Supplied information =>
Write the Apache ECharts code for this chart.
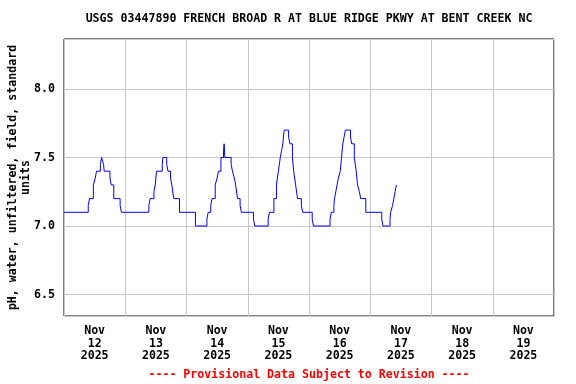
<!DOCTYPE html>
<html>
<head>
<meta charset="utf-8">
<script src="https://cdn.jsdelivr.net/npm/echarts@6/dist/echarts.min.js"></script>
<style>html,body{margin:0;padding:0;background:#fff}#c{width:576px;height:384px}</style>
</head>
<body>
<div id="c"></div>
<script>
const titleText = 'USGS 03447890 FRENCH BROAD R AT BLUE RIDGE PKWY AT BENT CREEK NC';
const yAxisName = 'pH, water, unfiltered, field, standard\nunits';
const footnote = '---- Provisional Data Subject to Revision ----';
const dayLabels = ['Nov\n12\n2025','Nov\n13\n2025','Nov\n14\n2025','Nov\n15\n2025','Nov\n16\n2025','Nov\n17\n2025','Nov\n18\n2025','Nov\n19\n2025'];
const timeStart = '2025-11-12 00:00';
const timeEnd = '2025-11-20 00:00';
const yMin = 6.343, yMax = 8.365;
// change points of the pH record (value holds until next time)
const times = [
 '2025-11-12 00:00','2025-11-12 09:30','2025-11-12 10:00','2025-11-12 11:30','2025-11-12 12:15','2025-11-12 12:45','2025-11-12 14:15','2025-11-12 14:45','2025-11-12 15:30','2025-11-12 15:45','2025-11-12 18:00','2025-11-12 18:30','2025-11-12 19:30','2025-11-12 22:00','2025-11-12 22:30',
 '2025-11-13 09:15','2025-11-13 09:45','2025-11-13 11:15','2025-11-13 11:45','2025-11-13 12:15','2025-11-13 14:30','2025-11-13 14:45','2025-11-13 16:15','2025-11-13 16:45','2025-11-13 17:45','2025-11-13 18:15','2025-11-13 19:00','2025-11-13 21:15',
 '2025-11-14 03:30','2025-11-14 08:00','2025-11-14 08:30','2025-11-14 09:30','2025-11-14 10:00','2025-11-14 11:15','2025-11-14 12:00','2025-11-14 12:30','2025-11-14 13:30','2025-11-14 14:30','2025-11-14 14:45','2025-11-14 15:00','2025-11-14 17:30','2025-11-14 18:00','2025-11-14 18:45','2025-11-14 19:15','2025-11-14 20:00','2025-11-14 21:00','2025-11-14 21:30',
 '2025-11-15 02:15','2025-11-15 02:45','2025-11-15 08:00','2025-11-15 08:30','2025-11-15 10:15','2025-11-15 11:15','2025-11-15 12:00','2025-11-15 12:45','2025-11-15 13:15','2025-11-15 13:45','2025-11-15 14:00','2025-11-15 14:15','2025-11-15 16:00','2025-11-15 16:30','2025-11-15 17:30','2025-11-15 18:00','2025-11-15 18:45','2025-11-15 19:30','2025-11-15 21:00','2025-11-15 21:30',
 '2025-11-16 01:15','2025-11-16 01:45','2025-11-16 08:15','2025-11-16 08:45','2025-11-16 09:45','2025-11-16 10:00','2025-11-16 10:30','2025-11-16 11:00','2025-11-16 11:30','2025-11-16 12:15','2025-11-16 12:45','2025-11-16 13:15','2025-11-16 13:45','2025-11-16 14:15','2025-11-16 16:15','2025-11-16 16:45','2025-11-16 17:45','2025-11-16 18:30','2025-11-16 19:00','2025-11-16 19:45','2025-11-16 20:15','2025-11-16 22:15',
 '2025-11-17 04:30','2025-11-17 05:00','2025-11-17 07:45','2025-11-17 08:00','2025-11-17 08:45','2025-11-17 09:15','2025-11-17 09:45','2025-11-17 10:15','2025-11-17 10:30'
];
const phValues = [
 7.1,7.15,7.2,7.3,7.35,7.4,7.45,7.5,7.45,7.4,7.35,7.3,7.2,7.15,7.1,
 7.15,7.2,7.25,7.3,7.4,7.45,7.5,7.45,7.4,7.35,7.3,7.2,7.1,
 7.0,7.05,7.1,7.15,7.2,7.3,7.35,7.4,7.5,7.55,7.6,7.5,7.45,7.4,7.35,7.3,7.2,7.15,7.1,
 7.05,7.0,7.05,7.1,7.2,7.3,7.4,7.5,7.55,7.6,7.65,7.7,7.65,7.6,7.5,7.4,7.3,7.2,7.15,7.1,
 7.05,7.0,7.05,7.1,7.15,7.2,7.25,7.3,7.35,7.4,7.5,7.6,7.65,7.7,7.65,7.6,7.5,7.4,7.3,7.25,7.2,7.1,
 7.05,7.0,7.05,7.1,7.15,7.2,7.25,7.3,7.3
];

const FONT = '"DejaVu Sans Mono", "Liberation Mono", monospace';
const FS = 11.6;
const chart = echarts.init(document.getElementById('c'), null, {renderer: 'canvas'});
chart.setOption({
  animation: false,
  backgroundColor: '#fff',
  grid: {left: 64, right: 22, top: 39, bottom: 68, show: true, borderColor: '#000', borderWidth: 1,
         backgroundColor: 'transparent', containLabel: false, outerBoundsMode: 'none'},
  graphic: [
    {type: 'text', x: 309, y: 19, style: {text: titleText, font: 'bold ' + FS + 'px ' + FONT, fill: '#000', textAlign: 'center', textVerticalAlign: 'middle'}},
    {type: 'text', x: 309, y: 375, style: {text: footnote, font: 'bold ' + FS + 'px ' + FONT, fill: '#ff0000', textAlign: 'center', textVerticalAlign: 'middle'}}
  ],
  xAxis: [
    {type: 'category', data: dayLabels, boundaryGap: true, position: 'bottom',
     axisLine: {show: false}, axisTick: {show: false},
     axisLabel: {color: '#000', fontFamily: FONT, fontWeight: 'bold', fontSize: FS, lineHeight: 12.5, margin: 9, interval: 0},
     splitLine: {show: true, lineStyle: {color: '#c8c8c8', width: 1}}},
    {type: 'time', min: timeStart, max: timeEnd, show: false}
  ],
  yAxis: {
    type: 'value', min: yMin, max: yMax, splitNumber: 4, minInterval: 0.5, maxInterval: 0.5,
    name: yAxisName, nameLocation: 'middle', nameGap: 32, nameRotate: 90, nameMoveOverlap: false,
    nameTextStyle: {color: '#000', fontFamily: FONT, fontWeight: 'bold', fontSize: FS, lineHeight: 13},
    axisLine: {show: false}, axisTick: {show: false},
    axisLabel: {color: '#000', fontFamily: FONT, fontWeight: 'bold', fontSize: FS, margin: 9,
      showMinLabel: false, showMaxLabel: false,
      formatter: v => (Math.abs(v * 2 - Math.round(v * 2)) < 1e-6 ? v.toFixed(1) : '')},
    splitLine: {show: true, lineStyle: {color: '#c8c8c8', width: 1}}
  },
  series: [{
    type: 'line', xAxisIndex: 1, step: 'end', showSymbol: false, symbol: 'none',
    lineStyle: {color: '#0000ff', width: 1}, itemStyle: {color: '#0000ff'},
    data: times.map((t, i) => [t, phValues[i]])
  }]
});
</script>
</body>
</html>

Short task =>
Copy out all the data without changing anything, and drop the pictures.

Expected output =>
Write the Apache ECharts code for this chart.
<!DOCTYPE html>
<html>
<head>
<meta charset="utf-8">
<script src="https://cdn.jsdelivr.net/npm/echarts@6/dist/echarts.min.js"></script>
<style>html,body{margin:0;padding:0;background:#fff}#c{width:576px;height:384px}</style>
</head>
<body>
<div id="c"></div>
<script>
const titleText = 'USGS 03447890 FRENCH BROAD R AT BLUE RIDGE PKWY AT BENT CREEK NC';
const yAxisName = 'pH, water, unfiltered, field, standard\nunits';
const footnote = '---- Provisional Data Subject to Revision ----';
const dayLabels = ['Nov\n12\n2025','Nov\n13\n2025','Nov\n14\n2025','Nov\n15\n2025','Nov\n16\n2025','Nov\n17\n2025','Nov\n18\n2025','Nov\n19\n2025'];
const timeStart = '2025-11-12 00:00';
const timeEnd = '2025-11-20 00:00';
const yMin = 6.343, yMax = 8.365;
// change points of the pH record (value holds until next time)
const times = [
 '2025-11-12 00:00','2025-11-12 09:30','2025-11-12 10:00','2025-11-12 11:30','2025-11-12 12:15','2025-11-12 12:45','2025-11-12 14:15','2025-11-12 14:45','2025-11-12 15:30','2025-11-12 15:45','2025-11-12 18:00','2025-11-12 18:30','2025-11-12 19:30','2025-11-12 22:00','2025-11-12 22:30',
 '2025-11-13 09:15','2025-11-13 09:45','2025-11-13 11:15','2025-11-13 11:45','2025-11-13 12:15','2025-11-13 14:30','2025-11-13 14:45','2025-11-13 16:15','2025-11-13 16:45','2025-11-13 17:45','2025-11-13 18:15','2025-11-13 19:00','2025-11-13 21:15',
 '2025-11-14 03:30','2025-11-14 08:00','2025-11-14 08:30','2025-11-14 09:30','2025-11-14 10:00','2025-11-14 11:15','2025-11-14 12:00','2025-11-14 12:30','2025-11-14 13:30','2025-11-14 14:30','2025-11-14 14:45','2025-11-14 15:00','2025-11-14 17:30','2025-11-14 18:00','2025-11-14 18:45','2025-11-14 19:15','2025-11-14 20:00','2025-11-14 21:00','2025-11-14 21:30',
 '2025-11-15 02:15','2025-11-15 02:45','2025-11-15 08:00','2025-11-15 08:30','2025-11-15 10:15','2025-11-15 11:15','2025-11-15 12:00','2025-11-15 12:45','2025-11-15 13:15','2025-11-15 13:45','2025-11-15 14:00','2025-11-15 14:15','2025-11-15 16:00','2025-11-15 16:30','2025-11-15 17:30','2025-11-15 18:00','2025-11-15 18:45','2025-11-15 19:30','2025-11-15 21:00','2025-11-15 21:30',
 '2025-11-16 01:15','2025-11-16 01:45','2025-11-16 08:15','2025-11-16 08:45','2025-11-16 09:45','2025-11-16 10:00','2025-11-16 10:30','2025-11-16 11:00','2025-11-16 11:30','2025-11-16 12:15','2025-11-16 12:45','2025-11-16 13:15','2025-11-16 13:45','2025-11-16 14:15','2025-11-16 16:15','2025-11-16 16:45','2025-11-16 17:45','2025-11-16 18:30','2025-11-16 19:00','2025-11-16 19:45','2025-11-16 20:15','2025-11-16 22:15',
 '2025-11-17 04:30','2025-11-17 05:00','2025-11-17 07:45','2025-11-17 08:00','2025-11-17 08:45','2025-11-17 09:15','2025-11-17 09:45','2025-11-17 10:15','2025-11-17 10:30'
];
const phValues = [
 7.1,7.15,7.2,7.3,7.35,7.4,7.45,7.5,7.45,7.4,7.35,7.3,7.2,7.15,7.1,
 7.15,7.2,7.25,7.3,7.4,7.45,7.5,7.45,7.4,7.35,7.3,7.2,7.1,
 7.0,7.05,7.1,7.15,7.2,7.3,7.35,7.4,7.5,7.55,7.6,7.5,7.45,7.4,7.35,7.3,7.2,7.15,7.1,
 7.05,7.0,7.05,7.1,7.2,7.3,7.4,7.5,7.55,7.6,7.65,7.7,7.65,7.6,7.5,7.4,7.3,7.2,7.15,7.1,
 7.05,7.0,7.05,7.1,7.15,7.2,7.25,7.3,7.35,7.4,7.5,7.6,7.65,7.7,7.65,7.6,7.5,7.4,7.3,7.25,7.2,7.1,
 7.05,7.0,7.05,7.1,7.15,7.2,7.25,7.3,7.3
];

const FONT = '"DejaVu Sans Mono", "Liberation Mono", monospace';
const FS = 11.6;
const chart = echarts.init(document.getElementById('c'), null, {renderer: 'canvas'});
chart.setOption({
  animation: false,
  backgroundColor: '#fff',
  grid: {left: 64, right: 22, top: 39, bottom: 68, show: true, borderColor: '#000', borderWidth: 1,
         backgroundColor: 'transparent', containLabel: false, outerBoundsMode: 'none'},
  graphic: [
    {type: 'text', x: 309, y: 19, style: {text: titleText, font: 'bold ' + FS + 'px ' + FONT, fill: '#000', textAlign: 'center', textVerticalAlign: 'middle'}},
    {type: 'text', x: 309, y: 375, style: {text: footnote, font: 'bold ' + FS + 'px ' + FONT, fill: '#ff0000', textAlign: 'center', textVerticalAlign: 'middle'}}
  ],
  xAxis: [
    {type: 'category', data: dayLabels, boundaryGap: true, position: 'bottom',
     axisLine: {show: false}, axisTick: {show: false},
     axisLabel: {color: '#000', fontFamily: FONT, fontWeight: 'bold', fontSize: FS, lineHeight: 12.5, margin: 9, interval: 0},
     splitLine: {show: true, lineStyle: {color: '#c8c8c8', width: 1}}},
    {type: 'time', min: timeStart, max: timeEnd, show: false}
  ],
  yAxis: {
    type: 'value', min: yMin, max: yMax, splitNumber: 4, minInterval: 0.5, maxInterval: 0.5,
    name: yAxisName, nameLocation: 'middle', nameGap: 32, nameRotate: 90, nameMoveOverlap: false,
    nameTextStyle: {color: '#000', fontFamily: FONT, fontWeight: 'bold', fontSize: FS, lineHeight: 13},
    axisLine: {show: false}, axisTick: {show: false},
    axisLabel: {color: '#000', fontFamily: FONT, fontWeight: 'bold', fontSize: FS, margin: 9,
      showMinLabel: false, showMaxLabel: false,
      formatter: v => (Math.abs(v * 2 - Math.round(v * 2)) < 1e-6 ? v.toFixed(1) : '')},
    splitLine: {show: true, lineStyle: {color: '#c8c8c8', width: 1}}
  },
  series: [{
    type: 'line', xAxisIndex: 1, step: 'end', showSymbol: false, symbol: 'none',
    lineStyle: {color: '#0000ff', width: 1}, itemStyle: {color: '#0000ff'},
    data: times.map((t, i) => [t, phValues[i]])
  }]
});
</script>
</body>
</html>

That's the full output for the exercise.